*WHAT IS NEEDED*: Give back exactly the lines from the beginning of the listing below to the line holding "-0.109, -0.132, -0.153];", both ends included; the pictures stay out.

*COLLECTED MATERIAL*:
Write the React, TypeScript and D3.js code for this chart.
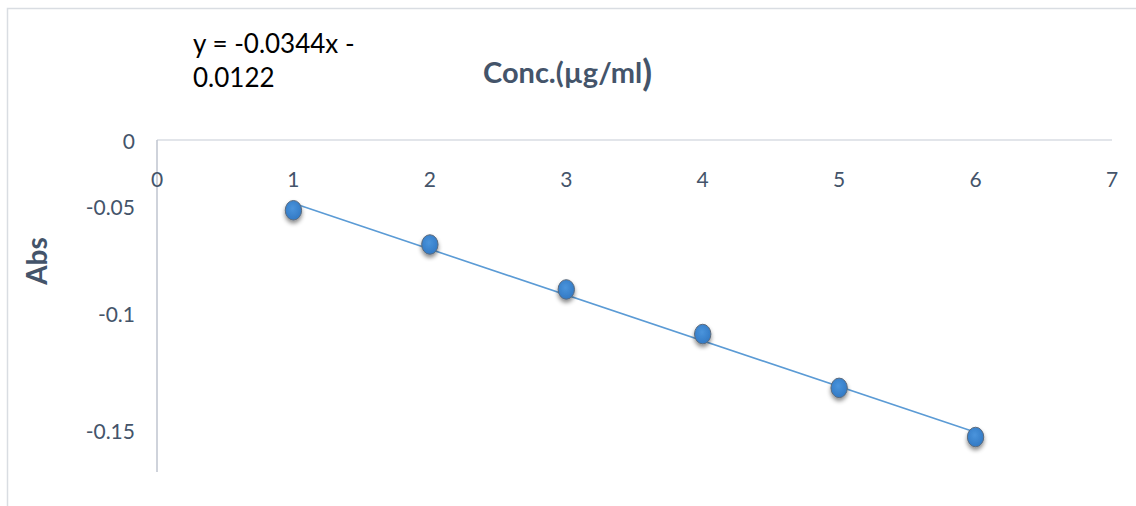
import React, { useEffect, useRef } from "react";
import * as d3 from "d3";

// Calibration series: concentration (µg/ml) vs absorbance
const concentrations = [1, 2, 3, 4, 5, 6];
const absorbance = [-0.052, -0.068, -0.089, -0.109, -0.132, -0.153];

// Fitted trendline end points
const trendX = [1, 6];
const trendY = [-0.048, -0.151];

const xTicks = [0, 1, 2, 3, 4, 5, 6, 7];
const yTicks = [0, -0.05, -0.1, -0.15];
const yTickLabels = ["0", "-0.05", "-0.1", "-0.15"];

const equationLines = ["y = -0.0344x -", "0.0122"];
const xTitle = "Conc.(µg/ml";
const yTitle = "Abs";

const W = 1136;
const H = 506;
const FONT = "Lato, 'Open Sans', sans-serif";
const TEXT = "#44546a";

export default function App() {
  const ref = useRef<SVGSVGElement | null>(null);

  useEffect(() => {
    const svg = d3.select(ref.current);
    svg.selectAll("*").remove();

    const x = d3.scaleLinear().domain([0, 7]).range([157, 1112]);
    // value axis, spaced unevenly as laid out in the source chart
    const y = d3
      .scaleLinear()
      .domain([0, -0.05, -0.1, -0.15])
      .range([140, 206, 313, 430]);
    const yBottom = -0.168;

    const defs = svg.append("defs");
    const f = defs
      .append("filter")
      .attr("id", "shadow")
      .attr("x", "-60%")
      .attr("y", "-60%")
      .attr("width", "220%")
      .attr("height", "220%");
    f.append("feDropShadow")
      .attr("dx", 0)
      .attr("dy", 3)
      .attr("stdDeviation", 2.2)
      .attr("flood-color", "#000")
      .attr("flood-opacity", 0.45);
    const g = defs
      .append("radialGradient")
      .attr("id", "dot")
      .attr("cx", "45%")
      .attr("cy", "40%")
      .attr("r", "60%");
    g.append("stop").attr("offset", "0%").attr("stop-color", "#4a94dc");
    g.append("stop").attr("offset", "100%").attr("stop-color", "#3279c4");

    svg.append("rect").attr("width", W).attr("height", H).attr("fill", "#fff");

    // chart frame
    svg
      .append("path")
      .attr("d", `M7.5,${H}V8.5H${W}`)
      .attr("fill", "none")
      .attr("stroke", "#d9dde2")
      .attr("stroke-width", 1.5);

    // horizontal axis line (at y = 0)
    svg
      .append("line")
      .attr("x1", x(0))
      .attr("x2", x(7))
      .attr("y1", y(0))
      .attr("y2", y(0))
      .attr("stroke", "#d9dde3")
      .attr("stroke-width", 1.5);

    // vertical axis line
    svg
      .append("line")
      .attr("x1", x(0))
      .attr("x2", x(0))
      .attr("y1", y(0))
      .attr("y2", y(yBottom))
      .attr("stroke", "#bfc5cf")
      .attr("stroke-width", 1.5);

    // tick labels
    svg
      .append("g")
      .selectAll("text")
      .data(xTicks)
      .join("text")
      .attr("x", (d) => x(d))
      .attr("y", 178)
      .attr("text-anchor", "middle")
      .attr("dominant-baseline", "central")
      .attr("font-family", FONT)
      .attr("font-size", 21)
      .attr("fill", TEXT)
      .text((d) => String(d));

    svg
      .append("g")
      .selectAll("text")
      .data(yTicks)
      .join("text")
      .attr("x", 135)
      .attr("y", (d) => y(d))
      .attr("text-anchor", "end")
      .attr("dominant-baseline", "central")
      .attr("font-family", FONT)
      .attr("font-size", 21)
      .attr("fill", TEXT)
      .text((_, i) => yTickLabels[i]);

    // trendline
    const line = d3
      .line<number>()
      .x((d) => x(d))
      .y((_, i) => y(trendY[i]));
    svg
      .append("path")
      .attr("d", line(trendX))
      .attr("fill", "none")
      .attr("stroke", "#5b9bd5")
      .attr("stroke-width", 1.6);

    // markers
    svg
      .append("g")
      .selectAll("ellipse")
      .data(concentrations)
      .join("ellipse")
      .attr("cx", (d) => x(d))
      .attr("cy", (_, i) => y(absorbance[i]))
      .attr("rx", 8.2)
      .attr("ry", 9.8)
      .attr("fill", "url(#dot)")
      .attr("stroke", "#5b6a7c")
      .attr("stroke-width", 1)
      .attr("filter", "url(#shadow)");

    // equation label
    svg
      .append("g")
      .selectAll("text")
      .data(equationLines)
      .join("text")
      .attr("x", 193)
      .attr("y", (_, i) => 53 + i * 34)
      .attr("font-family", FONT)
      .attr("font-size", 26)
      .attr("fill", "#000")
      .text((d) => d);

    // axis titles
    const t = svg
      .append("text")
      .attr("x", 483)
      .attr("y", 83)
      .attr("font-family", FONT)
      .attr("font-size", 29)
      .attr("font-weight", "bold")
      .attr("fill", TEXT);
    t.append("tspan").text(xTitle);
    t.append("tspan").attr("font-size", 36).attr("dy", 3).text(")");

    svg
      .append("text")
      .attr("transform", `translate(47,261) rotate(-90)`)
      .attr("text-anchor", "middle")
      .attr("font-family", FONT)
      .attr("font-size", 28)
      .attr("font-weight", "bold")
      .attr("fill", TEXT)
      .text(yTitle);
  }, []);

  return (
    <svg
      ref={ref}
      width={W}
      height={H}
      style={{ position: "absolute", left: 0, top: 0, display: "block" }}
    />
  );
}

*THE COMPLETED TASK*:
Write the React, TypeScript and D3.js code for this chart.
import React, { useEffect, useRef } from "react";
import * as d3 from "d3";

// Calibration series: concentration (µg/ml) vs absorbance
const concentrations = [1, 2, 3, 4, 5, 6];
const absorbance = [-0.052, -0.068, -0.089, -0.109, -0.132, -0.153];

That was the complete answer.